South African War Memorials & After
Welcome to the ‘South African War Memorials & After’ website.
The South African War was fought from 1899 to 1902 between the Boer Republics of the Transvaal and Free State, and Britain in association with its colonies in the Cape and Natal. The SAWM website features photograph galleries of all the memorial sites of the concentration camps to which many of the civilian population of Boer farming people were relocated as part of the British military ‘scorched earth’ strategy. There are also photograph galleries of a range of later South African memorials, including the ANC counter-memorialisation project. In addition, because an imperial war, there are memorials to the military dead in Britain (and in the countries of its colonial allies), and many photograph galleries of these are also featured.

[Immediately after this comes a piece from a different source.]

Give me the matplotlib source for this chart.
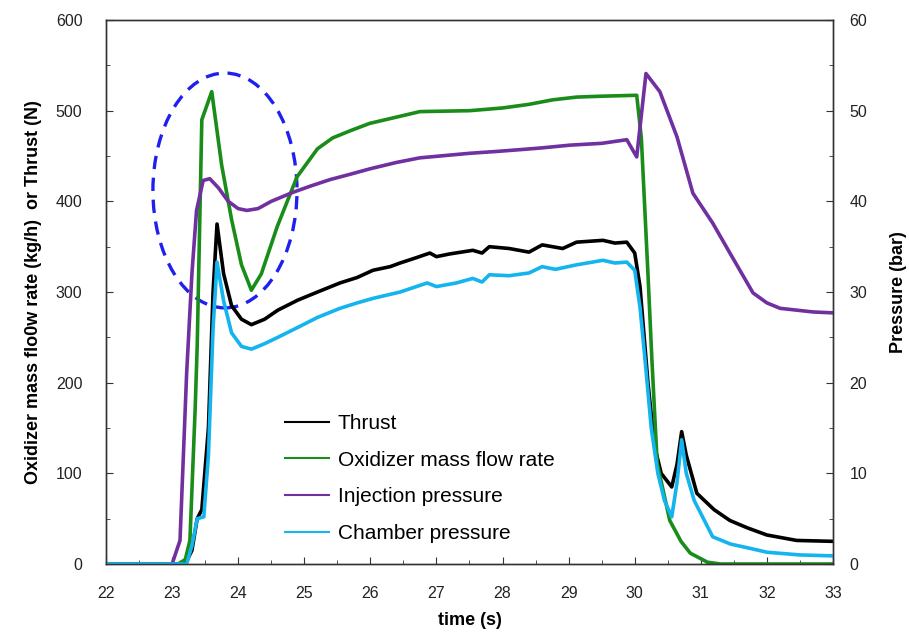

Memorialisation of the black dead has occurred largely post-1994, and galleries of significant sites are provided. These are mainly not linked with the South African War – commemoration and its absence are never politically innocent.
The UK’s British Academy and ESRC, and the Mellon Fund, funded the research that collected these photograph galleries, as part of a wider project investigating the rise of nationalism and women’s role in this. Liz Stanley, University of Edinburgh, was the principal investigator, with a number of other researchers involved in different components of these projects. The research on black memorials is a new, separate project concerned with these commemorations in their own right.
For further information, see the ‘Read’ guides and publications.
The remaining traces of much nationalist commemoration, such as at Aliwal North and the Brandfort Gedektuin, show there were cemeteries in which the black people who died in both the ‘white’ concentration camps and also the separate black camps were buried, and which seem to have taken the same form as the white cemeteries. But their fate over time was very different. Rather than being well maintained and many of them instituted as Gedenktuin, they were neglected apart from by individual local communities. The state-funded infrastructure of maintenance that existed for the white cemeteries and Gedenktuin did not exist for them, for obvious reasons. Even discovering their whereabouts is difficult now.
One result at both local and national levels of the post-1994 political transition has been commemoration of those involved in the anti-apartheid freedom struggle across a wide historical sweep. Many of these are the product of the Liberation Heritage Project, an ANC government initiative.